Really, I don't know if I'm more upset by the fact that he doesn't want to be in a relationship, or upset by the fact that I do want to be one. Which I didn't want, until I met him. And I convinced myself, the way that we do, that having some was better than having none. And then everything went from bad to mexican.

It's fair to say that I don't date so much as I take hostages. And it's been a weird year. The Imaginary Boyfriend followed by the Boyfriend who isn't my Boyfriend except that he totally acts like my Boyfriend. For the sake of efficiency, let's just call him Not The Boyfriend. NTB.

NTB is pretty great guy, if you're in to guys who are smart, funny, successful, adventurous and cuddly. Not really my thing, you know. Though he got my attention by not calling me, sleeping with lots of other women and lying. Hey, nobody's perfect. Look at me! I just happen to really like emotionally unvailable men. Does that make me a bad person?

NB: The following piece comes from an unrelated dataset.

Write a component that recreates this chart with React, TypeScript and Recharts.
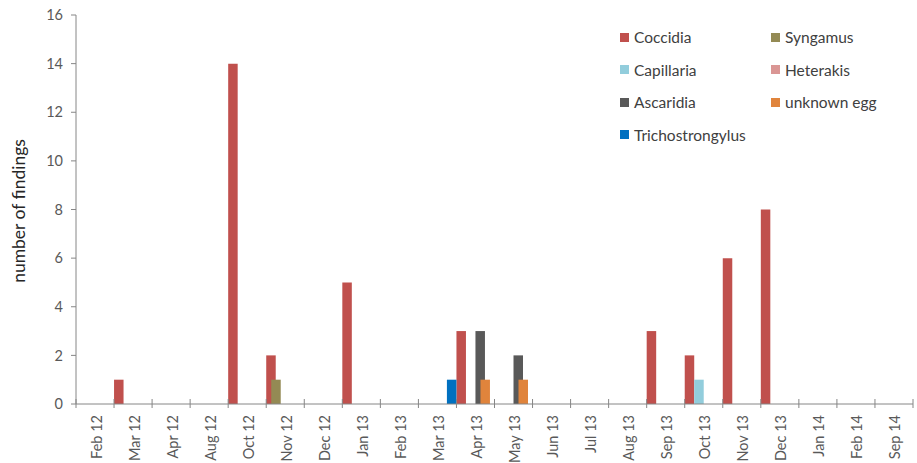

So here's where the growth part rears its' ugly head. Maybe, just maybe, I'm ready for a real connection with someone who's ready for a real connection. And perhaps that sort of connection takes work. Maybe it isn't the plug and play Big Budget Hollywood Romance type of love that I've waited to strike me like lightening. Maybe it involves putting yourself out there, getting to know someone, getting to trust someone, and then getting in to bed with someone? Perish the thought, what a great deal of work that would be. I really do like to do it in the reverse order. Even when enjoying my time with NTB, I always had this nagging pang at the back of my heart telling me to be on guard always. Which is a shitty way to live your life. I'm so tired of protecting my ego and my heart. I don't want to be with someone where I have to wonder if saying "I miss you" violates the terms of our pretend relationship. I don't want to be in pretend relationships.

Now, I don't know about you, but I only change when things hurt. And they have to be pretty uncomfortable before I start considering it, and downright level five shitstorm before I'll do anything about it. And even still, I'll sit in it for a while pulling the good that I can from it while fighting off the wolves. But the wolves come. Oh, the wolves come.